Lent is a time to sit in darkness, to be aware of the harder parts of life. Too often we want to rush ahead to the resurrection, to the joy of Easter, but Lent matters in our lives just as much. I overheard a quote recently "Don’t Easter my Lent." Because this is the season when we remember that death is part of life and we are called to notice it.  We are called to face it.  We are called to let the reality of death re-prioritize our lives.

That’s why I am beginning with these darker psalms. The psalms of lament and pain. Because they are part of life. And it gives us a place to begin to pray them. Let the psalms of lament shape your times of darkness. The psalmists, despite their intensity and shocking candor, always pour out their white-hot feelings to God.

No matter how angry and despondent you may be, if you use the psalms of lament to give you words for your prayers, you won’t be bottled up or repressing. Rather, the language of the laments are so startling that they will probably help you to be more honest about your emotions than you would have been.

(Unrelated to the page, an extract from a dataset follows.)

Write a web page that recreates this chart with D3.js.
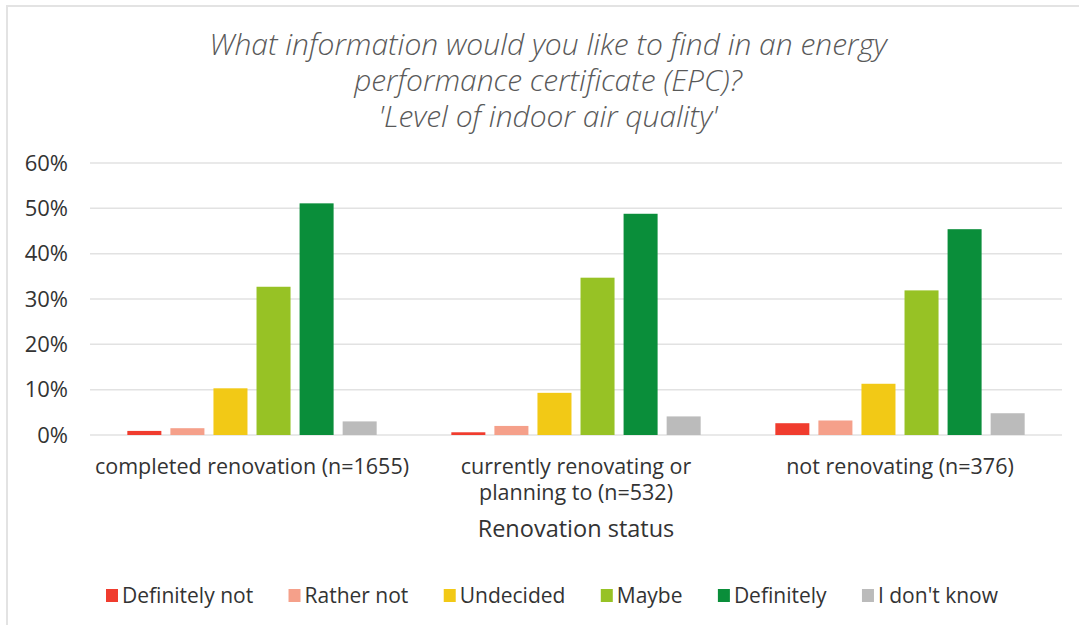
<!DOCTYPE html>
<html>
<head>
<meta charset="utf-8">
<script src="https://cdn.jsdelivr.net/npm/d3@7"></script>
<style>
  body { margin: 0; background: #fff; }
  svg { display: block; }
</style>
</head>
<body>
<svg id="chart" width="1079" height="625"></svg>
<script>
const titleLines = ["What information would you like to find in an energy", "performance certificate (EPC)?", "'Level of indoor air quality'"];
const groups = ["completed renovation (n=1655)", "currently renovating or planning to (n=532)", "not renovating (n=376)"];
const groupLines = [["completed renovation (n=1655)"], ["currently renovating or", "planning to (n=532)"], ["not renovating (n=376)"]];
const series = ["Definitely not", "Rather not", "Undecided", "Maybe", "Definitely", "I don't know"];
const colors = ["#f03c2e", "#f5a08a", "#f2c916", "#97c225", "#0a8e3a", "#bbbbbb"];
// values in %, one array per series, in group order
const definitelyNot = [0.9, 0.6, 2.6];
const ratherNot = [1.5, 2.0, 3.2];
const undecided = [10.3, 9.3, 11.3];
const maybe = [32.7, 34.7, 31.9];
const definitely = [51.1, 48.8, 45.4];
const dontKnow = [3.0, 4.1, 4.8];
const yTicks = [0, 10, 20, 30, 40, 50, 60];

const seriesValues = [definitelyNot, ratherNot, undecided, maybe, definitely, dontKnow];
const data = [];
groups.forEach((g, gi) => {
  series.forEach((s, si) => data.push({ group: g, series: s, value: seriesValues[si][gi] }));
});

const svg = d3.select("#chart");
const plotLeft = 90, plotRight = 1062, plotTop = 163, plotBottom = 435;
const font = "'Open Sans', 'Noto Sans', sans-serif";

// frame
svg.append("rect").attr("x", 7).attr("y", 6).attr("width", 1100).attr("height", 700)
  .attr("fill", "none").attr("stroke", "#e3e3e3").attr("stroke-width", 2);

// title
svg.append("g").selectAll("text").data(titleLines).join("text")
  .attr("x", 548).attr("y", (d, i) => 55 + i * 36)
  .attr("text-anchor", "middle")
  .attr("font-family", font).attr("font-style", "italic").attr("font-weight", 300)
  .attr("font-size", 30).attr("fill", "#595959")
  .text(d => d);

const x0 = d3.scaleBand().domain(groups).range([plotLeft, plotRight]).padding(0);
const x1 = d3.scaleBand().domain(series).range([0, x0.bandwidth()]).paddingInner(0.21).paddingOuter(0.867);
const y = d3.scaleLinear().domain([0, 60]).range([plotBottom, plotTop]);

// gridlines
svg.append("g").selectAll("line").data(yTicks).join("line")
  .attr("x1", plotLeft).attr("x2", plotRight)
  .attr("y1", d => y(d)).attr("y2", d => y(d))
  .attr("stroke", "#e2e2e2").attr("stroke-width", 1.5);

// y axis
const yAxis = d3.axisLeft(y).tickValues(yTicks).tickFormat(d => d + "%").tickSize(0).tickPadding(22);
const ya = svg.append("g").attr("transform", `translate(${plotLeft},0)`).call(yAxis);
ya.select(".domain").remove();
ya.selectAll("text").attr("font-family", font).attr("font-size", 22).attr("fill", "#333");

// bars
svg.append("g").selectAll("rect").data(data).join("rect")
  .attr("x", d => x0(d.group) + x1(d.series))
  .attr("width", x1.bandwidth())
  .attr("y", d => y(d.value))
  .attr("height", d => y(0) - y(d.value))
  .attr("fill", d => colors[series.indexOf(d.series)]);

// x category labels
const xl = svg.append("g");
groups.forEach((g, gi) => {
  xl.selectAll(null).data(groupLines[gi]).join("text")
    .attr("x", x0(g) + x0.bandwidth() / 2)
    .attr("y", (d, i) => 474 + i * 26)
    .attr("text-anchor", "middle")
    .attr("font-family", font).attr("font-size", 21.5).attr("fill", "#333")
    .text(d => d);
});

// axis title
svg.append("text").attr("x", 576).attr("y", 537).attr("text-anchor", "middle")
  .attr("font-family", font).attr("font-size", 23.5).attr("fill", "#333")
  .text("Renovation status");

// legend, spread over the same width as the original
const legendLeft = 106, legendRight = 998;
const legend = svg.append("g");
const items = series.map((s, i) => {
  const item = legend.append("g");
  item.append("rect").attr("x", 0).attr("y", 589).attr("width", 12).attr("height", 13).attr("fill", colors[i]);
  const t = item.append("text").attr("x", 16).attr("y", 603)
    .attr("font-family", font).attr("font-size", 21).attr("fill", "#333").text(s);
  return { item, w: 16 + t.node().getComputedTextLength() };
});
const gap = (legendRight - legendLeft - d3.sum(items, d => d.w)) / (items.length - 1);
let lx = legendLeft;
items.forEach(d => { d.item.attr("transform", `translate(${lx},0)`); lx += d.w + gap; });
</script>
</body>
</html>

But the laments don’t just help you to be emotionally honest; they also bring you to the real God. Our great danger is that in the midst of our pain we forget or deny that God is a God of wisdom, power, and goodness. The psalmists, struggling as much as any of us, will nevertheless draw us back toward that reality and anchor us in it.

So in this world where so much seems to be going wrong, where we barely need to look at the news to see stories that make us sad, or furious, or fearful about what the world is coming to, we can do what generations before us have done. We can turn to the psalms and pour all of it out to the God who is listening, the God who cares. And the God who inspires us to move forward, through the darkness and back into the light.